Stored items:
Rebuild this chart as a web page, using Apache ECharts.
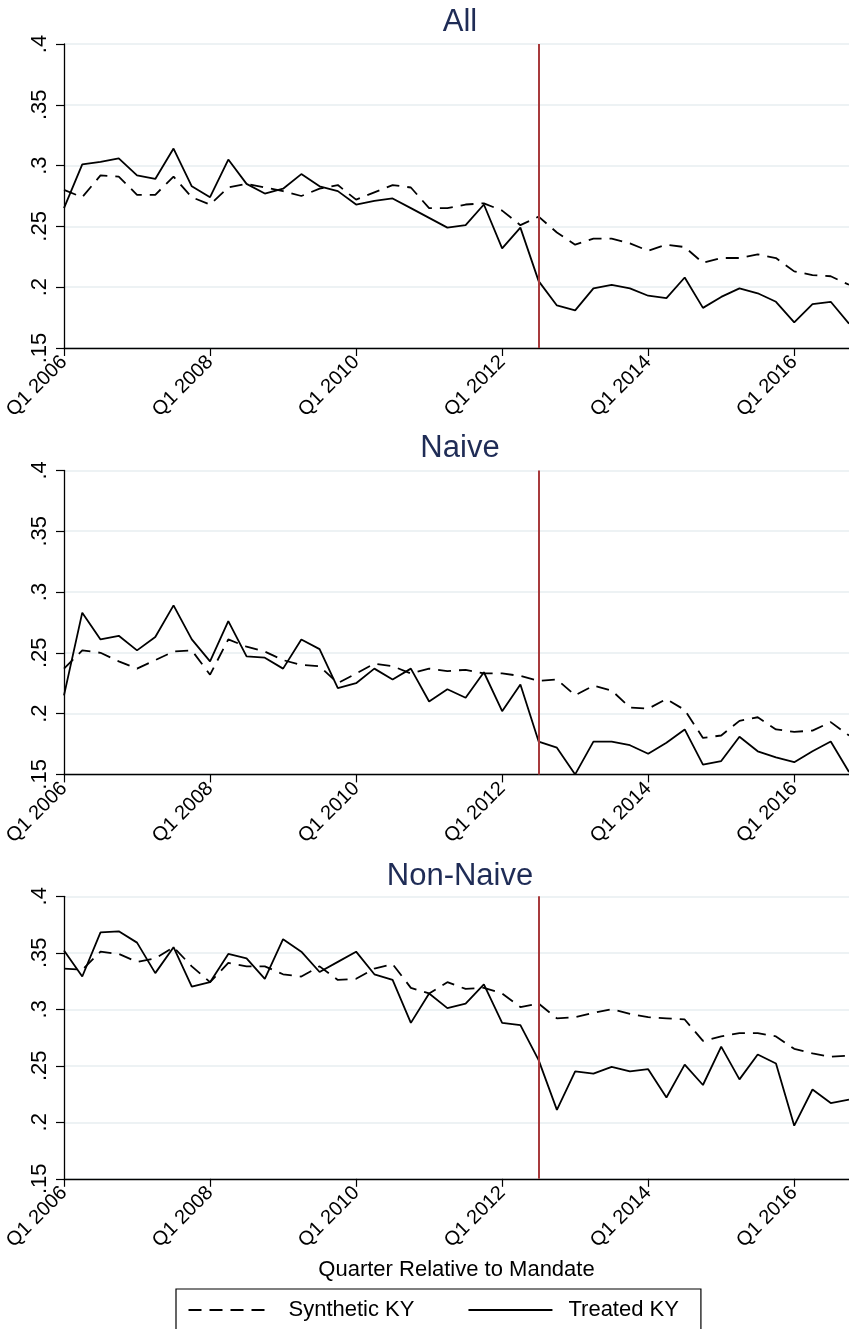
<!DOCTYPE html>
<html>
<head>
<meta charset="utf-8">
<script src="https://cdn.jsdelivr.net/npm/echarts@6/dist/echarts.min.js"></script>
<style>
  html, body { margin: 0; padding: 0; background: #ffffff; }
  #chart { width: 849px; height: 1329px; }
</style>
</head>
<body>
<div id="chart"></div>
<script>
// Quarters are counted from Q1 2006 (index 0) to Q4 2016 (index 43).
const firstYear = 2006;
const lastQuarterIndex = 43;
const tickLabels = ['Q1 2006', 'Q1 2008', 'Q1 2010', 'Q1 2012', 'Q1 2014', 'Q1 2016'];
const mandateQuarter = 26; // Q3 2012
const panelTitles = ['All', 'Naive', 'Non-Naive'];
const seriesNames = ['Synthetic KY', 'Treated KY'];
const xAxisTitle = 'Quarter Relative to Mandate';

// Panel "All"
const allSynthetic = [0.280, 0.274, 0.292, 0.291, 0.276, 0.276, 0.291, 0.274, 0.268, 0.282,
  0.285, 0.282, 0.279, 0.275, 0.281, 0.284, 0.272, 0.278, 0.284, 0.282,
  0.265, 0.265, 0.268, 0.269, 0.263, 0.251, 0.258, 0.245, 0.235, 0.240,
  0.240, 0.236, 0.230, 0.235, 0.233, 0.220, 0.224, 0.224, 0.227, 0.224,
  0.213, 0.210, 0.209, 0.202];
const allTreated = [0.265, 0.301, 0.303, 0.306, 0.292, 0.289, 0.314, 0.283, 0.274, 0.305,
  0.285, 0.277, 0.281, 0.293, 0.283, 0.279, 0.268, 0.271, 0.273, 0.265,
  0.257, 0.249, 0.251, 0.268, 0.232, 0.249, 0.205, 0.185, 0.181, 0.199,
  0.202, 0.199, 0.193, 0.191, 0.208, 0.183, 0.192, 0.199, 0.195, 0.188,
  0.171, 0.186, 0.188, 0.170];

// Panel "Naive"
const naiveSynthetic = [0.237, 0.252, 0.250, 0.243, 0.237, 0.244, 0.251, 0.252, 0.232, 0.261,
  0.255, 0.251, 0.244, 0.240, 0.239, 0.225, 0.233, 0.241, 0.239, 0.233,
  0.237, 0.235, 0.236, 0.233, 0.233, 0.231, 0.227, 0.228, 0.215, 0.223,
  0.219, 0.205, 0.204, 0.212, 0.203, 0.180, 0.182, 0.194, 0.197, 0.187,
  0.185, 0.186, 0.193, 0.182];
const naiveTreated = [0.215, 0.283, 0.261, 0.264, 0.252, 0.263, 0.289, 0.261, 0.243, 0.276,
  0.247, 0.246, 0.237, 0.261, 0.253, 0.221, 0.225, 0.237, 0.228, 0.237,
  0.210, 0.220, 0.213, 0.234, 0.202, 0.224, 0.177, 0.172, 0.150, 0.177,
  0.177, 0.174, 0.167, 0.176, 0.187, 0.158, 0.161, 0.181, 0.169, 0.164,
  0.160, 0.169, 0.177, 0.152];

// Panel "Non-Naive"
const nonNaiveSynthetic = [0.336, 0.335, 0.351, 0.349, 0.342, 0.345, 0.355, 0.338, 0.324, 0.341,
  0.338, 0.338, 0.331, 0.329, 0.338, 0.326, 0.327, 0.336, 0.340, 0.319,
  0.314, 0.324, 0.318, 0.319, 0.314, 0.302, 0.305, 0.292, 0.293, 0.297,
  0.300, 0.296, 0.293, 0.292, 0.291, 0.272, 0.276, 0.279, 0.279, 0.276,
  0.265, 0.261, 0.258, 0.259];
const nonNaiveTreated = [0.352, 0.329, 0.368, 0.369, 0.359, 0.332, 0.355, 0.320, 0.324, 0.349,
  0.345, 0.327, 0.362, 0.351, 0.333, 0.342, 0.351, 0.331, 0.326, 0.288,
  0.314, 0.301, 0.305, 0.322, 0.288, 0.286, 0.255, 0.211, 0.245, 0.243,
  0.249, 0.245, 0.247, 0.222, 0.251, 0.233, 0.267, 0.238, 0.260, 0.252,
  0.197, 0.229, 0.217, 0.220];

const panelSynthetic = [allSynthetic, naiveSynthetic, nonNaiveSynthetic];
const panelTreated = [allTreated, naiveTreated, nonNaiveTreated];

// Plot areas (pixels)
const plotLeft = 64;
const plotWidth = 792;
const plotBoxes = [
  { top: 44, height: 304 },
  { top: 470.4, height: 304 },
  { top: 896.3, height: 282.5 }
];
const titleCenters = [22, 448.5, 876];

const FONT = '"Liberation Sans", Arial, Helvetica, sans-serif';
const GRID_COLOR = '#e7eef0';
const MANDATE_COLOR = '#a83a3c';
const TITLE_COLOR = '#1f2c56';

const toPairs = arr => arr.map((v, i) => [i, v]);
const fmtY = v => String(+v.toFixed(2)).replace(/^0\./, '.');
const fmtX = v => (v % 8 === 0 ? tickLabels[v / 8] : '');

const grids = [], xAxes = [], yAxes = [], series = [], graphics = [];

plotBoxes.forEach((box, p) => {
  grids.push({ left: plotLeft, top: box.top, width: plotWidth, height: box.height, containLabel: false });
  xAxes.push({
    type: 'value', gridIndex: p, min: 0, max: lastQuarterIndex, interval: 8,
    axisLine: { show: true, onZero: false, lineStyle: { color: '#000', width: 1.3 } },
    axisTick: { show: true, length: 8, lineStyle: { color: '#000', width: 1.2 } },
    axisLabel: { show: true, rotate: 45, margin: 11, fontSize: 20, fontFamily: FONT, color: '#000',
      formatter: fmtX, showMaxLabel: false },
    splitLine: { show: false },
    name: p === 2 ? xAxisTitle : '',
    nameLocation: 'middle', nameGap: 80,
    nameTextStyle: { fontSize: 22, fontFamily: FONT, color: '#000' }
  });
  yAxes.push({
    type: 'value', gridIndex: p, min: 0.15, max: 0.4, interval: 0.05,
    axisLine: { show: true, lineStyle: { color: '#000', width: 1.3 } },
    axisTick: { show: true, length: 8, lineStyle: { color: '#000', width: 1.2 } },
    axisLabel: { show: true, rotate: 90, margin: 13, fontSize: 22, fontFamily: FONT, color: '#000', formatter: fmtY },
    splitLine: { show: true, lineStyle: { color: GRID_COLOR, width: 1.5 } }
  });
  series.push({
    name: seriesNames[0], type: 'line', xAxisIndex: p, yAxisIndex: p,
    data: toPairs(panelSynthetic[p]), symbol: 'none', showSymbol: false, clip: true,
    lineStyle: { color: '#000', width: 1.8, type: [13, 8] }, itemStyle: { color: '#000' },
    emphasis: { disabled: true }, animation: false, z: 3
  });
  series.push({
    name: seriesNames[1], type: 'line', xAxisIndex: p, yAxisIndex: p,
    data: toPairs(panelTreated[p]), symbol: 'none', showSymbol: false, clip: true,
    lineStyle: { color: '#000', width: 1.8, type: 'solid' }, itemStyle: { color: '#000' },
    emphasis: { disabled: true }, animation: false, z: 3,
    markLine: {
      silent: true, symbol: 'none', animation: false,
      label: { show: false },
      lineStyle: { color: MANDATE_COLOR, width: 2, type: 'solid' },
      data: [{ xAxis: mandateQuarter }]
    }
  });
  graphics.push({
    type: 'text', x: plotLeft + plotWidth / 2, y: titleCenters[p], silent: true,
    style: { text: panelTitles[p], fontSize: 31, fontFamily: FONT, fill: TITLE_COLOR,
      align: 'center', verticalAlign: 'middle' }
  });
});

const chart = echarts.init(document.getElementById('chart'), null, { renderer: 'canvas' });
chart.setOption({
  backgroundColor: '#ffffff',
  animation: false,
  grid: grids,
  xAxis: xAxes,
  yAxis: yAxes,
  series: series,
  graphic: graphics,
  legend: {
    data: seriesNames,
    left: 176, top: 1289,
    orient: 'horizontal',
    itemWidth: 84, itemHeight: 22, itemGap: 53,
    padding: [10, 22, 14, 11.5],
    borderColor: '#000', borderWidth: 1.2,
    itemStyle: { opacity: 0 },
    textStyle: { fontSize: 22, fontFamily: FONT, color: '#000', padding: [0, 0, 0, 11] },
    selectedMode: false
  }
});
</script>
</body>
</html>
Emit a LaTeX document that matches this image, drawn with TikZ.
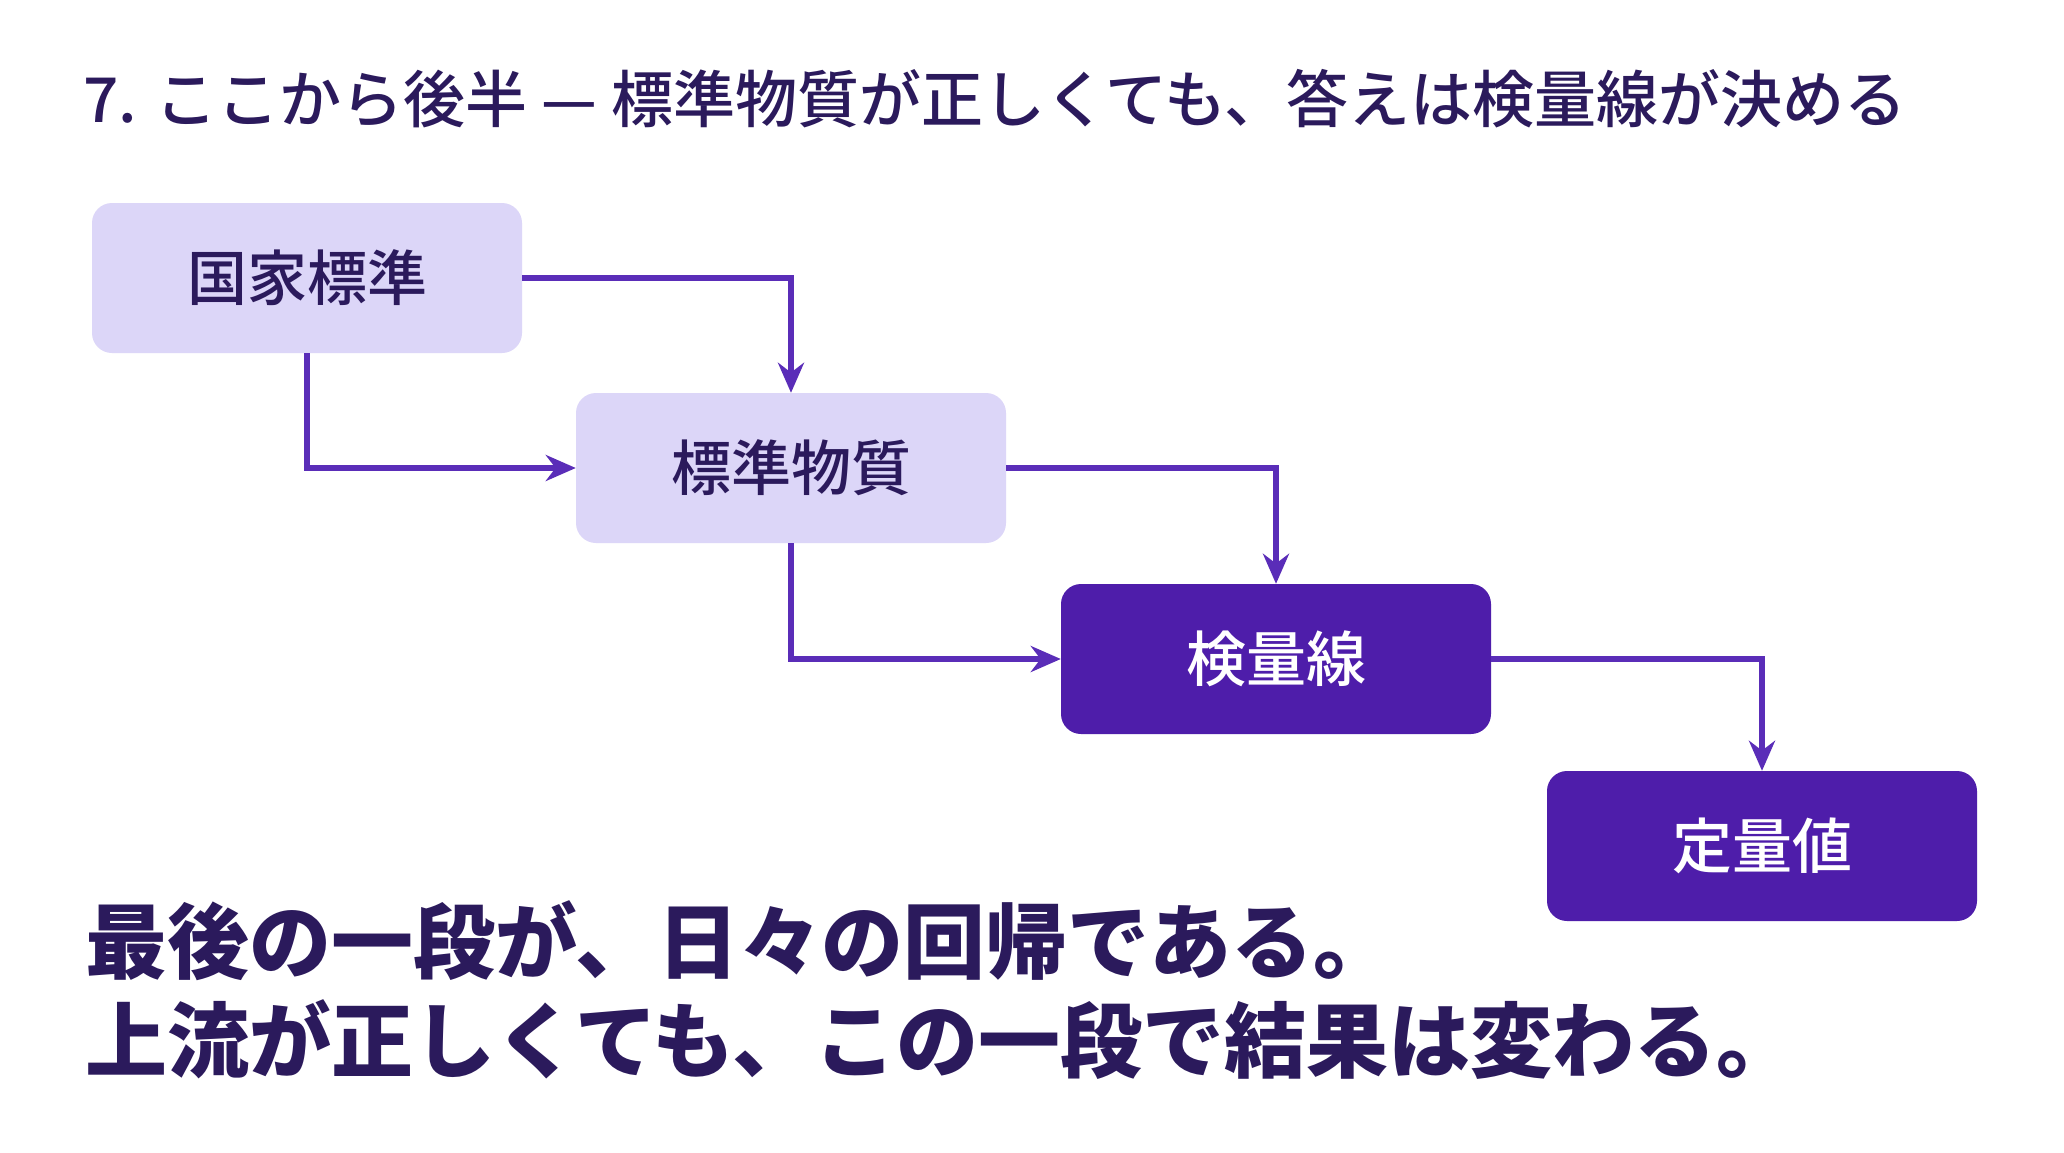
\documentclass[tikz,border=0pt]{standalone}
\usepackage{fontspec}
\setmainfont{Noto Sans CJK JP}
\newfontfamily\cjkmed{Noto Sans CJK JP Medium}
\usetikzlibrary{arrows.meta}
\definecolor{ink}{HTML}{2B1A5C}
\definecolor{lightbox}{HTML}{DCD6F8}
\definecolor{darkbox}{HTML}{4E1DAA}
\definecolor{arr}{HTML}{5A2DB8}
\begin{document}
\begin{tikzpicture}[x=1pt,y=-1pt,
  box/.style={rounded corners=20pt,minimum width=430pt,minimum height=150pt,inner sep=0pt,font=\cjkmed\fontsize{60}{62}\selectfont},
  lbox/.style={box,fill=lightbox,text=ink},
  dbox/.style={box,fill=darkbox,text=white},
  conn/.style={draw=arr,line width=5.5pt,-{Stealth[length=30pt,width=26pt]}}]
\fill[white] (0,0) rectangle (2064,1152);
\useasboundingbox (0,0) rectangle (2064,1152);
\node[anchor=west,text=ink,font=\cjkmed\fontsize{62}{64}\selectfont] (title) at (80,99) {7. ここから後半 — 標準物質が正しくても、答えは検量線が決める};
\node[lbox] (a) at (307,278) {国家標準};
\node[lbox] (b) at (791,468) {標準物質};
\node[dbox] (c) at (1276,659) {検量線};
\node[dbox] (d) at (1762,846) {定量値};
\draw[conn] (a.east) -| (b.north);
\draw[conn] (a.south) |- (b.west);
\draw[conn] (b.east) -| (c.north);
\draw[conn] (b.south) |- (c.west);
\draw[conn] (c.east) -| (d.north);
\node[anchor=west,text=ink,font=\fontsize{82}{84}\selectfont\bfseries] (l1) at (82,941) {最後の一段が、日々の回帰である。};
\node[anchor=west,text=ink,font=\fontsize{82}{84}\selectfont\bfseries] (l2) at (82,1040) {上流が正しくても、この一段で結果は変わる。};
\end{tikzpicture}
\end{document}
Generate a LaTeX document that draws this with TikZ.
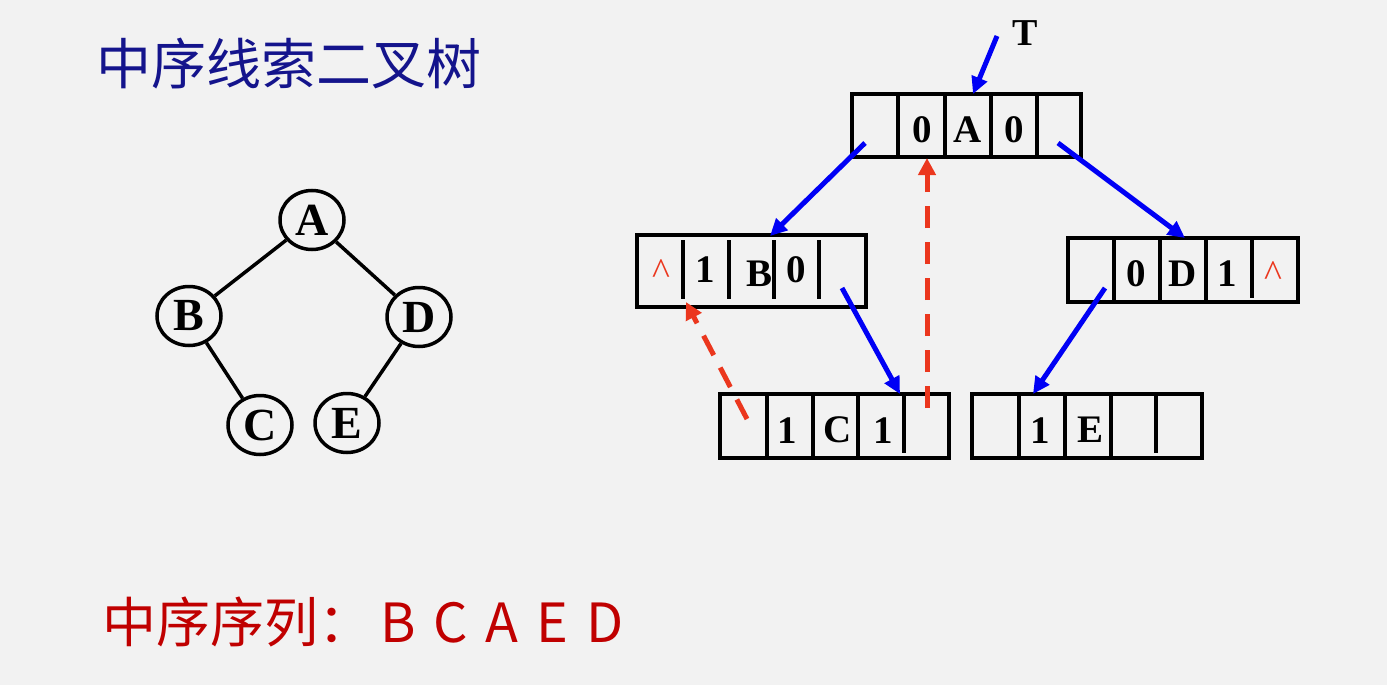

What this task involves: Omit every picture, and please return the entries exactly from the first line through the line with "const xAxisTitle = 'Quarter", both included.

Exercise response:
Rebuild this chart as a web page, using Apache ECharts.
<!DOCTYPE html>
<html>
<head>
<meta charset="utf-8">
<script src="https://cdn.jsdelivr.net/npm/echarts@6/dist/echarts.min.js"></script>
<style>
  html, body { margin: 0; padding: 0; background: #ffffff; }
  #chart { width: 849px; height: 1329px; }
</style>
</head>
<body>
<div id="chart"></div>
<script>
// Quarters are counted from Q1 2006 (index 0) to Q4 2016 (index 43).
const firstYear = 2006;
const lastQuarterIndex = 43;
const tickLabels = ['Q1 2006', 'Q1 2008', 'Q1 2010', 'Q1 2012', 'Q1 2014', 'Q1 2016'];
const mandateQuarter = 26; // Q3 2012
const panelTitles = ['All', 'Naive', 'Non-Naive'];
const seriesNames = ['Synthetic KY', 'Treated KY'];
const xAxisTitle = 'Quarter Relative to Mandate';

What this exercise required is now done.